As a result of the incident, demonstrations were held in the capital Nicosia by angered citizens, leading to the resignation of the Cypriot Defence Minister, Costas Papacostas, and the National Guard Commander-in-Chief, General Petros Tsalikidis. The government announced that an independent inquiry into the incident would be held and Cyprus Police announced that it would launch a criminal investigation. The explosion destroyed several houses and over 250 others suffered lesser damage, displacing approximately 150 people.

Several thousand people upset by the Cypriot government's failure to dispose of the explosives held a demonstration in the capital Nicosia on 12 July.

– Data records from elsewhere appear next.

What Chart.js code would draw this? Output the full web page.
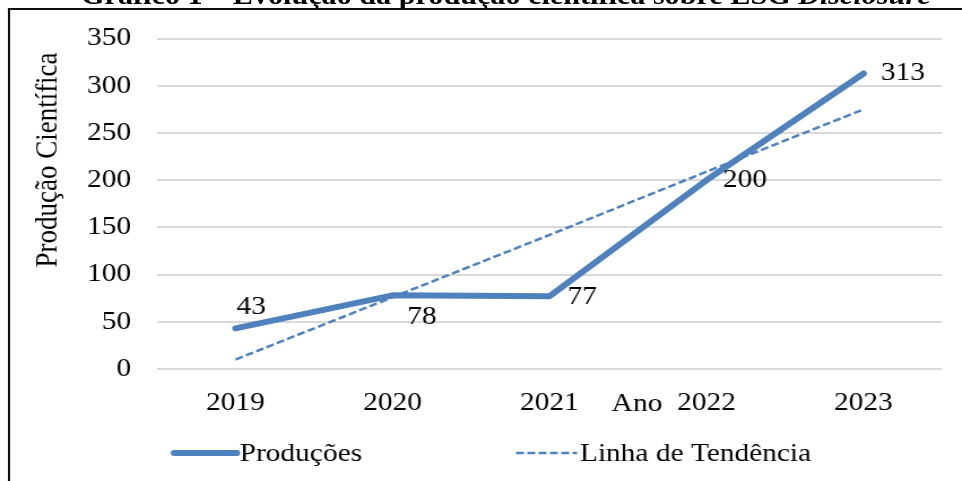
<!DOCTYPE html>
<html>
<head>
<meta charset="utf-8">
<script src="https://cdn.jsdelivr.net/npm/chart.js@4.4.1/dist/chart.umd.min.js"></script>
<style>
  html, body { margin: 0; padding: 0; background: #fff; overflow: hidden; }
  #wrap {
    position: absolute; left: 0; top: 0; width: 851px; height: 481px;
    transform: scaleX(1.1304); transform-origin: 0 0; overflow: hidden;
  }
  #title {
    position: absolute; left: 0; top: -18px; width: 895px; text-align: center;
    white-space: nowrap; font: bold 26.7px/26px "Liberation Serif", "Times New Roman", serif; color: #000;
  }
  .edge { position: absolute; background: #111; }
  #edgeTop { left: 6.5px; top: 8px; width: 900px; height: 2px; }
  #edgeLeft { left: 6.5px; top: 8px; width: 2px; height: 480px; }
  canvas { position: absolute; left: 0; top: 0; }
</style>
</head>
<body>
<div id="wrap">
  <canvas id="chart" width="851" height="481"></canvas>
  <div id="title">Gráfico 1 – Evolução da produção científica sobre ESG <i>Disclosure</i></div>
  <div class="edge" id="edgeTop"></div>
  <div class="edge" id="edgeLeft"></div>
</div>
<script>
// values
const anos = ['2019', '2020', '2021', '2022', '2023'];
const producoes = [43, 78, 77, 200, 313];
const tendencia = [10, 76, 142, 209, 275];   // dashed trend line, as drawn
const yMin = 0, yMax = 350, yStep = 50;

const azul = '#4F81BD';
const serif = '"Liberation Serif", "Times New Roman", serif';

// where each value label sits relative to its point (dx, dy), like the original
const labelOffsets = [[14, -21], [26, 22], [29, 1], [34, 0], [35, 0]];

// data labels, axis captions and the legend
const extras = {
  id: 'extras',
  afterDraw(chart) {
    const ctx = chart.ctx;
    const meta = chart.getDatasetMeta(0);
    ctx.save();
    ctx.font = '26px ' + serif;
    ctx.fillStyle = '#000';
    ctx.textAlign = 'center';
    ctx.textBaseline = 'middle';
    meta.data.forEach((pt, i) => {
      const [dx, dy] = labelOffsets[i];
      ctx.fillText(String(producoes[i]), pt.x + dx, pt.y + dy);
    });

    // x caption sits among the tick labels in the original
    ctx.fillText('Ano', 563.5, 404);

    // y caption, rotated, a bit above the middle of the axis
    ctx.save();
    ctx.translate(42.5, 160);
    ctx.rotate(-Math.PI / 2);
    ctx.font = '27px ' + serif;
    ctx.fillText('Produção Científica', 0, 0);
    ctx.restore();

    // legend
    const items = [
      { ds: chart.data.datasets[0], x1: 154, x2: 209.5, tx: 212 },
      { ds: chart.data.datasets[1], x1: 456.5, x2: 510.5, tx: 513 }
    ];
    const ly = 453;
    items.forEach(it => {
      ctx.beginPath();
      ctx.strokeStyle = it.ds.borderColor;
      ctx.lineWidth = it.ds.borderWidth;
      ctx.lineCap = it.ds.borderDash.length ? 'butt' : 'round';
      ctx.setLineDash(it.ds.borderDash);
      ctx.moveTo(it.x1, ly);
      ctx.lineTo(it.x2, ly);
      ctx.stroke();
      ctx.setLineDash([]);
      ctx.textAlign = 'left';
      ctx.fillText(it.ds.label, it.tx, ly + 1);
    });
    ctx.restore();
  }
};

new Chart(document.getElementById('chart'), {
  type: 'line',
  data: {
    labels: anos,
    datasets: [
      {
        label: 'Produções',
        data: producoes,
        borderColor: azul,
        backgroundColor: azul,
        borderWidth: 6,
        borderDash: [],
        borderCapStyle: 'round',
        borderJoinStyle: 'round',
        pointRadius: 0,
        tension: 0,
        order: 1
      },
      {
        label: 'Linha de Tendência',
        data: tendencia,
        borderColor: azul,
        backgroundColor: azul,
        borderWidth: 2.5,
        borderDash: [7, 3],
        pointRadius: 0,
        tension: 0,
        order: 2
      }
    ]
  },
  options: {
    responsive: false,
    animation: false,
    devicePixelRatio: 1,
    layout: { padding: { left: 0, right: 17.7, top: 37, bottom: 0 } },
    plugins: {
      legend: { display: false },
      tooltip: { enabled: false }
    },
    scales: {
      x: {
        type: 'category',
        offset: true,
        grid: { display: false },
        border: { display: false },
        ticks: { color: '#000', font: { family: serif, size: 26 }, padding: 11, maxRotation: 0 },
        afterFit: s => { s.height = 112; }
      },
      y: {
        min: yMin,
        max: yMax,
        grid: { color: '#d9d9d9', lineWidth: 2, drawTicks: false },
        border: { display: false },
        ticks: { stepSize: yStep, color: '#000', font: { family: serif, size: 26 }, padding: 23 },
        afterFit: s => { s.width = 138.9; }
      }
    }
  },
  plugins: [extras]
});
</script>
</body>
</html>
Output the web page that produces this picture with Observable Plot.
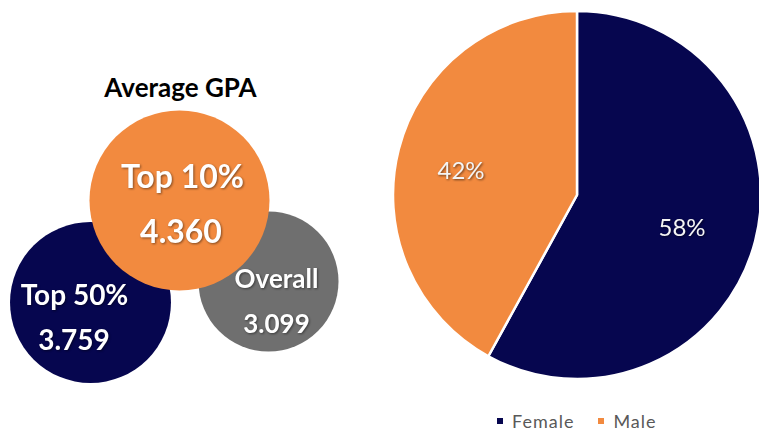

A group of about fifty broke away from the demonstration and stormed the grounds of the Presidential Palace, demanding the resignation of Dimitris Christofias, President of Cyprus. The breakaway group was almost immediately apprehended by the Cyprus Police, who nonetheless used tear gas ten minutes after the incident had begun in an attempt to disperse the crowds. The protests continued into 13 July and 20 people were arrested during the disorder.

On 19 July, Markos Kyprianou, the Cypriot Foreign Minister, resigned, becoming the second cabinet minister to resign over the explosion. On 3 October, Polys Polyviou, the independent state-appointed investigator charged to look into potential responsibility by state and other officials leading to the 11 July blast, released a 643-page document detailing the findings of his investigation, concluding that Cypriot president Dimitris Christofias was mainly to blame for the events that led to the explosion. According to the investigation, the president had institutional and very serious personal responsibility for the disaster. The investigator said that the attorney-general should look into the possibility that serious crimes—including manslaughter—were committed by all involved, without exception. President Christofias rejected the results of the investigation, denied any personal responsibility and accused Polyviou of exceeding his mandate.

==Economic repercussions==
Of Cyprus' US$24.66bn economy, the EU estimates that the cost of the explosion to the island could amount to US$2.83bn, with cost of the power plant itself coming to US$992m. This was weeks before the Bank of Cyprus and other business leaders said "deep spending cuts are needed fast."